Although this move was not the result of Mausser's actions, a pattern had been set which continued throughout his career and earned Mausser a reputation as a mercenary playing for whoever offered the best pay. From Vancouver, he moved to the Colorado Caribous, again after only a single season. After only one season in Colorado, he moved to the Fort Lauderdale Strikers, then was traded to the New England Teamen during the 1980 season. At the end of the season, the Teamen moved to Jacksonville, Florida, where Mausser spent the next two seasons as part of the Jacksonville Tea Men.

In the winter of 1983, he briefly returned to the Rowdies for the indoor Grand Prix, making one appearance. From there Mausser joined Team America, the short-lived USSF attempt to form the United States men's national soccer team into a quasi-professional team. In 1984, he played the NASL's last outdoor season back with the Rowdies. When the NASL folded, he briefly played with the Kansas City Comets of the Major Indoor Soccer League (MISL). He also played a season with the Buffalo Stallions of the MISL.

Mauser moved to the Fort Lauderdale Strikers, of the American Soccer League in 1988, then to the Albany Capitals of the American Professional Soccer League for the 1990 season.
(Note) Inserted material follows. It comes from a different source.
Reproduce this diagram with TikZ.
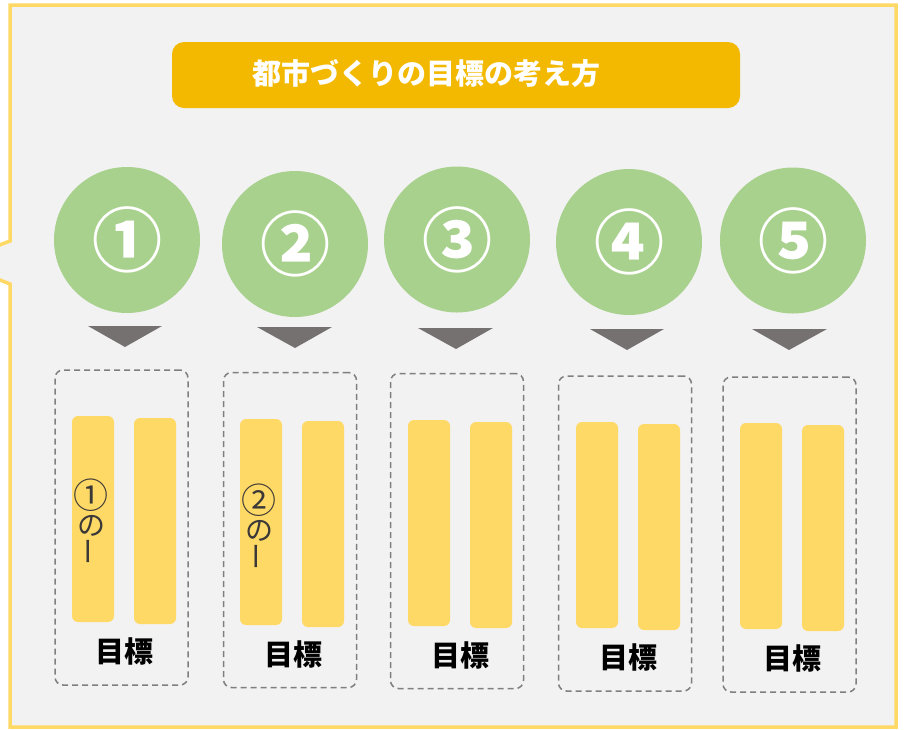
\documentclass[tikz,border=0pt]{standalone}
\usepackage{fontspec}
\newfontfamily\jp{Noto Sans CJK JP}
\usetikzlibrary{positioning}
\definecolor{frameyellow}{HTML}{FFD966}
\definecolor{bggray}{HTML}{F2F2F2}
\definecolor{titleorange}{HTML}{F2B900}
\definecolor{leafgreen}{HTML}{A9D18E}
\definecolor{arrowgray}{HTML}{767171}
\definecolor{dashgray}{HTML}{7F7F7F}
\definecolor{textdark}{HTML}{3B3838}
\tikzset{
  numcircle/.style={circle,fill=leafgreen,minimum size=146,inner sep=0,text=white,font=\jp\bfseries\fontsize{70}{70}\selectfont},
  goalbox/.style={draw=dashgray,line width=1.5pt,dash pattern=on 6pt off 4pt,rounded corners=8,minimum width=133,minimum height=315},
  goalbar/.style={fill=frameyellow,rounded corners=6,minimum width=42,minimum height=206,inner sep=0},
  goallabel/.style={font=\jp\bfseries\fontsize{29}{29}\selectfont,text=black,inner sep=0},
  vlabel/.style={font=\jp\fontsize{28}{27}\selectfont,text=textdark,align=center,inner sep=0}
}
\newcommand\vbar{\rotatebox[origin=c]{-90}{\raisebox{-2.5pt}[0.88em][0.12em]{ー}}}
\newcommand\bignum[1]{{\fontsize{35}{27}\selectfont #1}}
\begin{document}
\begin{tikzpicture}[x=1pt,y=-1pt]
			\useasboundingbox (0,0) rectangle (905,729);
			\fill[white] (0,0) rectangle (905,729);
			\draw[draw=frameyellow,fill=bggray,line width=3.5pt] (10,5)--(896,5)--(896,727)--(10,727)--(10,284)--(-45,262)--(10,241)--cycle;
			\node[fill=titleorange,rounded corners=12,minimum width=568,minimum height=66,inner sep=0] (title) at (456,75) {};
			\node[font=\jp\bfseries\fontsize{29}{29}\selectfont,text=white,inner sep=0] (titletext) at (426.5,73) {都市づくりの目標の考え方};
			\node[numcircle] (c1) at (127,240) {①};
			\node[numcircle] (c2) at (295,244) {②};
			\node[numcircle] (c3) at (457,239.5) {③};
			\node[numcircle] (c4) at (629,242) {④};
			\node[numcircle] (c5) at (793,240.5) {⑤};
			\fill[arrowgray] (88,326)--(162,326)--(125,347)--cycle;
			\fill[arrowgray] (257,327)--(332,327)--(295,348)--cycle;
			\fill[arrowgray] (418,328)--(493,328)--(456,349)--cycle;
			\fill[arrowgray] (590,329)--(664,329)--(627,350)--cycle;
			\fill[arrowgray] (752,329)--(827,329)--(789,350)--cycle;
			\node[goalbox] (g1) at (121.5,527.5) {};
			\node[goalbox] (g2) at (290,530) {};
			\node[goalbox] (g3) at (457,531) {};
			\node[goalbox] (g4) at (625,533.5) {};
			\node[goalbox] (g5) at (789.5,534.5) {};
			\node[goalbar] (b1a) at (93,519) {};
			\node[goalbar] (b1b) at (155,521) {};
			\node[goalbar] (b2a) at (261,522) {};
			\node[goalbar] (b2b) at (323,524) {};
			\node[goalbar] (b3a) at (429,523) {};
			\node[goalbar] (b3b) at (491,525) {};
			\node[goalbar] (b4a) at (597,525) {};
			\node[goalbar] (b4b) at (659,527) {};
			\node[goalbar] (b5a) at (761,526) {};
			\node[goalbar] (b5b) at (823,528) {};
			\node[vlabel] (v1) at (91,522) {\bignum{①}\\の\\\vbar};
			\node[vlabel] (v2) at (259,527) {\bignum{②}\\の\\\vbar};
			\node[goallabel] (l1) at (124.5,651) {目標};
			\node[goallabel] (l2) at (293,654) {目標};
			\node[goallabel] (l3) at (460,655) {目標};
			\node[goallabel] (l4) at (628,657) {目標};
			\node[goallabel] (l5) at (792.5,658) {目標};
		\end{tikzpicture}
\end{document}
He ended his career back with the Strikers for another two seasons before retiring in 1992.

==National team==
Mausser's strong play earned him the starting goalkeeper position for the national team with which he earned 35 caps between 1975 and 1985, appearing in three World Cup qualifying campaigns. He generally played well for the national team, earning 10 shutouts. However, he had a hand in one of the biggest fiascos in U.S. national soccer team history. In 1985, the U.S. was a tie away from going to the second round of the 1985 CONCACAF Championship qualification for the 1986 FIFA World Cup. They had one game left, a home match with Costa Rica in Torrance, California. The U.S. had beaten Costa Rica, 3–0, at the 1984 Summer Olympics and had tied them, 1–1, in Costa Rica five days before the match in Torrance. However, the U.S. team played disjointedly, and in the 35th minute, Mausser weakly punched away a cross he could have caught. The ball flopped to the feet of Evaristo Coronado who easily scored the goal which eliminated the U.S. from World Cup contention and sent Costa Rica to the second round instead. Mausser played one more game for the national team, a 5–0 thrashing by England on June 16, when he saved a penalty by Glenn Hoddle. Mausser continued to be part of the U.S. national soccer team until the 1990 World Cup, though he never played again. There is some debate as to Mausser not being selected to the 1990 World Cup squad which was likely because the team was looking at its youth rather than veteran leadership at the time.

Mausser was inducted into the National Soccer Hall of Fame in 2003.